Furthermore, Saudi Aramco unveiled its Dammam 7 supercomputer, which it said is among the top 10 most powerful in the world. Dammam 7 will push beyond the traditional boundaries of exploration and production, and is the next step in Aramco’s digital transformation, complementing a suite of advanced technologies that are reshaping core operations, driving efficiencies and reinforcing its industry leadership in geoscience.


In January’s Opec+ meeting, members saw a surprise announcement from Saudi Arabia to undertake additional cuts in February and March bringing total cuts during these months to more than 8 mbpd as compared to 7.2 mbpd during January-2021.

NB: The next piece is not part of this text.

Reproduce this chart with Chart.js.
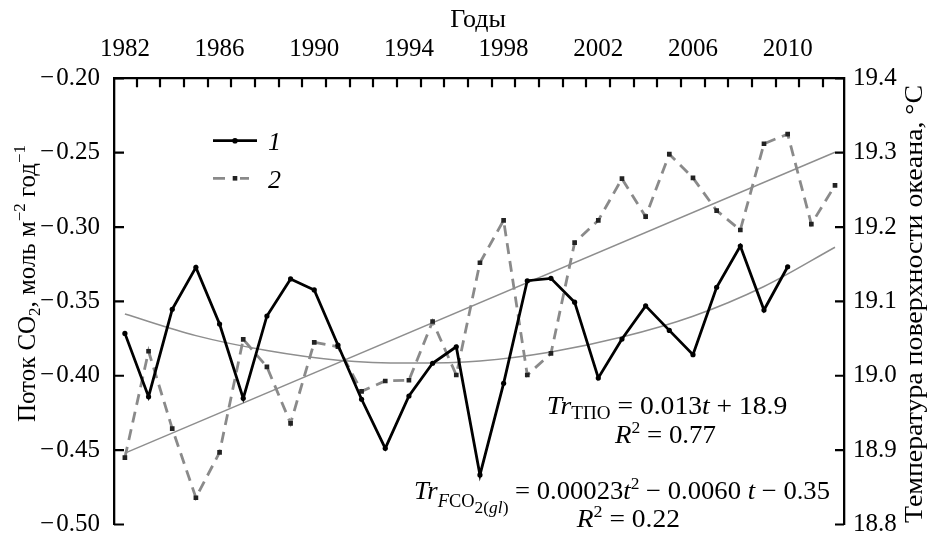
<!DOCTYPE html>
<html><head><meta charset="utf-8">
<script src="https://cdn.jsdelivr.net/npm/chart.js@4.4.0/dist/chart.umd.min.js"></script>
<style>html,body{margin:0;padding:0;background:#fff;}#wrap{width:928px;height:536px;}</style>
</head><body><div id="wrap"><canvas id="c" width="928" height="536" style="width:928px;height:536px"></canvas></div>
<script>
// ---- data ----
const fluxYears = [1982,1983,1984,1985,1986,1987,1988,1989,1990,1991,1992,1993,1994,1995,1996,1997,1998,1999,2000,2001,2002,2003,2004,2005,2006,2007,2008,2009,2010];
const fluxValues = [-0.3715,-0.4141,-0.3553,-0.3271,-0.3652,-0.4152,-0.3598,-0.3349,-0.3423,-0.3793,-0.4158,-0.4488,-0.4136,-0.3916,-0.3805,-0.4667,-0.4051,-0.3361,-0.3345,-0.3505,-0.4015,-0.3753,-0.3530,-0.3695,-0.3858,-0.3405,-0.3128,-0.3558,-0.3267];
const sstYears = [1982,1983,1984,1985,1986,1987,1988,1989,1990,1991,1992,1993,1994,1995,1996,1997,1998,1999,2000,2001,2002,2003,2004,2005,2006,2007,2008,2009,2010,2011,2012];
const sstValues = [18.890,19.033,18.929,18.836,18.897,19.049,19.012,18.936,19.045,19.039,18.979,18.993,18.994,19.073,19.001,19.152,19.209,19.001,19.030,19.179,19.209,19.265,19.214,19.298,19.266,19.222,19.196,19.312,19.325,19.204,19.256];
const sstTrendYears = [1982,2012];
const sstTrendValues = [18.896,19.3005];
const fluxTrendYears = [1982,1985,1988,1991,1994,1997,2000,2003,2006,2009,2012];
const fluxTrendValues = [-0.3585,-0.3730,-0.3830,-0.3895,-0.3915,-0.3900,-0.3840,-0.3740,-0.3600,-0.3400,-0.3136];
const xTickYears = [1982,1986,1990,1994,1998,2002,2006,2010];
const leftTicks = [-0.50,-0.45,-0.40,-0.35,-0.30,-0.25,-0.20];
const rightTicks = [18.8,18.9,19.0,19.1,19.2,19.3,19.4];
const seriesLabels = ['1','2'];

const FAM = '"Liberation Serif","DejaVu Serif",serif';
const pts = (xs, ys) => xs.map((x, i) => ({x: x, y: ys[i]}));

function fontStr(size, it){ return (it ? 'italic ' : '') + size + 'px ' + FAM; }
// segs: [text, size, italic, dy]
function richWidth(ctx, segs){
  let w = 0;
  for (const s of segs){ ctx.font = fontStr(s[1], s[2]); w += ctx.measureText(s[0]).width; }
  return w;
}
function drawRich(ctx, segs, x, y, align, targetW){
  const w = richWidth(ctx, segs);
  const W = targetW || w;
  const x0 = align === 'center' ? x - W/2 : (align === 'right' ? x - W : x);
  ctx.save();
  ctx.translate(x0, y);
  ctx.scale(W / w, 1);
  ctx.textBaseline = 'alphabetic'; ctx.textAlign = 'left'; ctx.fillStyle = '#000';
  let cx = 0;
  for (const s of segs){
    ctx.font = fontStr(s[1], s[2]);
    ctx.fillText(s[0], cx, s[3] || 0);
    cx += ctx.measureText(s[0]).width;
  }
  ctx.restore();
}

const decor = {
  id: 'decor',
  afterDraw(chart){
    const ctx = chart.ctx, a = chart.chartArea;
    const sx = chart.scales.x, sy = chart.scales.y, sy2 = chart.scales.y2;
    ctx.save();
    ctx.strokeStyle = '#000'; ctx.lineWidth = 2.2;
    // inward tick marks
    ctx.beginPath();
    for (let v = 1982.5; v < 2012; v += 1){
      const px = Math.round(sx.getPixelForValue(v));
      ctx.moveTo(px, a.top); ctx.lineTo(px, a.top + 9);
    }
    for (const v of leftTicks){
      const py = sy.getPixelForValue(v);
      ctx.moveTo(a.left, py); ctx.lineTo(a.left + 10, py);
    }
    for (const v of rightTicks){
      const py = sy2.getPixelForValue(v);
      ctx.moveTo(a.right, py); ctx.lineTo(a.right - 9, py);
    }
    ctx.stroke();

    // legend
    const ds = chart.data.datasets;
    const lx0 = 213, lx1 = 257;
    const rows = [[0, 140.7], [1, 178.3]];
    for (const [i, ly] of rows){
      const d = ds[i];
      ctx.save();
      ctx.strokeStyle = d.borderColor; ctx.lineWidth = d.borderWidth;
      ctx.beginPath();
      if (i === 1){ ctx.moveTo(lx0, ly); ctx.lineTo(225, ly); ctx.moveTo(240, ly); ctx.lineTo(249, ly); }
      else { ctx.moveTo(lx0, ly); ctx.lineTo(lx1, ly); }
      ctx.stroke();
      ctx.restore();
      ctx.fillStyle = d.pointBackgroundColor;
      if (i === 0){ ctx.beginPath(); ctx.arc(235, ly, 2.8, 0, Math.PI*2); ctx.fill(); }
      else { ctx.fillRect(235 - 2.3, ly - 2.3, 4.6, 4.6); }
      ctx.font = fontStr(26, true); ctx.fillStyle = '#000'; ctx.textBaseline = 'alphabetic';
      ctx.fillText(seriesLabels[i], 268, ly + 9.5);
    }

    // annotations
    drawRich(ctx, [['Tr',26,true],['ТПО',18,false,5],[' = 0.013',26,false],['t',26,true],[' + 18.9',26,false]], 546.7, 414, 'left', 240.6);
    drawRich(ctx, [['R',26,true],['2',17,false,-10],[' = 0.77',26,false]], 615, 443, 'left', 101);
    drawRich(ctx, [['Tr',26,true],['F',18,true,8],['CO',18,false,8],['2(',17,false,14],['gl',17,true,14],[')',17,false,14],[' = 0.00023',26,false],['t',26,true],['2',17,false,-10],[' − 0.0060 ',26,false],['t',26,true],[' − 0.35',26,false]], 414, 499, 'left', 416);
    drawRich(ctx, [['R',26,true],['2',17,false,-10],[' = 0.22',26,false]], 576.7, 527, 'left', 103.3);

    // top title
    drawRich(ctx, [['Годы',26,false]], 478, 27, 'center');

    // left axis title (rotated)
    ctx.save();
    ctx.translate(0, 283.5); ctx.rotate(-Math.PI/2);
    drawRich(ctx, [['Поток CO',25,false],['2',17,false,5],[', моль м',25,false],['−2',17,false,-10],[' год',25,false],['−1',17,false,-10]], 0, 35, 'center', 277);
    ctx.restore();
    // right axis title
    ctx.save();
    ctx.translate(0, 304); ctx.rotate(-Math.PI/2);
    drawRich(ctx, [['Температура поверхности океана, °C',26,false]], 0, 922, 'center', 438);
    ctx.restore();
    ctx.restore();
  }
};

const tickFont = {family: FAM, size: 25};
new Chart(document.getElementById('c'), {
  type: 'line',
  data: {
    datasets: [
      {label: seriesLabels[0], data: pts(fluxYears, fluxValues), yAxisID: 'y', borderColor: '#000', borderWidth: 2.8,
       pointRadius: 2.6, pointStyle: 'circle', pointBackgroundColor: '#000', pointBorderColor: '#000', pointBorderWidth: 0, tension: 0, fill: false},
      {label: seriesLabels[1], data: pts(sstYears, sstValues), yAxisID: 'y2', borderColor: '#8a8a8a', borderWidth: 2.8, borderDash: [11, 7],
       pointRadius: 3.3, pointStyle: 'rect', pointBackgroundColor: '#222', pointBorderColor: '#222', pointBorderWidth: 0, tension: 0, fill: false},
      {label: 'trend2', data: pts(sstTrendYears, sstTrendValues), yAxisID: 'y2', borderColor: '#8e8e8e', borderWidth: 1.5, pointRadius: 0, tension: 0, fill: false},
      {label: 'trend1', data: pts(fluxTrendYears, fluxTrendValues), yAxisID: 'y', borderColor: '#8e8e8e', borderWidth: 1.5, pointRadius: 0, cubicInterpolationMode: 'monotone', fill: false}
    ]
  },
  options: {
    responsive: false, animation: false, devicePixelRatio: 1,
    layout: {padding: {top: 0, left: 0, right: 0, bottom: 11.5}},
    plugins: {legend: {display: false}, tooltip: {enabled: false}},
    scales: {
      x: {type: 'linear', position: 'top', min: 1981.54, max: 2012.38,
          grid: {display: false, drawTicks: false}, border: {display: true, color: '#000', width: 2.3},
          ticks: {font: tickFont, color: '#000', padding: 14, maxRotation: 0, autoSkip: false, callback: v => String(v)},
          afterBuildTicks: s => { s.ticks = xTickYears.map(v => ({value: v})); },
          afterFit: s => { s.height = 78.3; s.paddingLeft = s.paddingRight = s.paddingTop = s.paddingBottom = 0; }},
      y: {type: 'linear', position: 'left', min: -0.5, max: -0.2,
          grid: {display: false, drawTicks: false}, border: {display: true, color: '#000', width: 2.3},
          ticks: {font: tickFont, color: '#000', padding: 14, callback: v => '−\u200A' + Math.abs(v).toFixed(2)},
          afterBuildTicks: s => { s.ticks = leftTicks.map(v => ({value: v})); },
          afterFit: s => { s.width = 114; s.paddingLeft = s.paddingRight = s.paddingTop = s.paddingBottom = 0; }},
      y2: {type: 'linear', position: 'right', min: 18.8, max: 19.4,
          grid: {display: false, drawTicks: false}, border: {display: true, color: '#000', width: 2.3},
          ticks: {font: tickFont, color: '#000', padding: 9, callback: v => v.toFixed(1)},
          afterBuildTicks: s => { s.ticks = rightTicks.map(v => ({value: v})); },
          afterFit: s => { s.width = 84; s.paddingLeft = s.paddingRight = s.paddingTop = s.paddingBottom = 0; }}
    }
  },
  plugins: [decor]
});
</script></body></html>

According to investment strategy and research firm, Kamco Invest: 'There was reluctance from several members to continue with the current production cuts to avoid giving an opportunity to shale producers in the US to raise production backed by higher prices.' The move helped raise Brent oil prices by more than 7 per cent this year to around $55 a barrel.


The recent developments signal Saudi Arabia’s commitment to transitioning to cleaner and more sustainable energy systems. This is particularly important as Vision 2030 mandates the development of new industrial sectors and leveraging existing sectors’ supply chains to increase the country’s local content provision.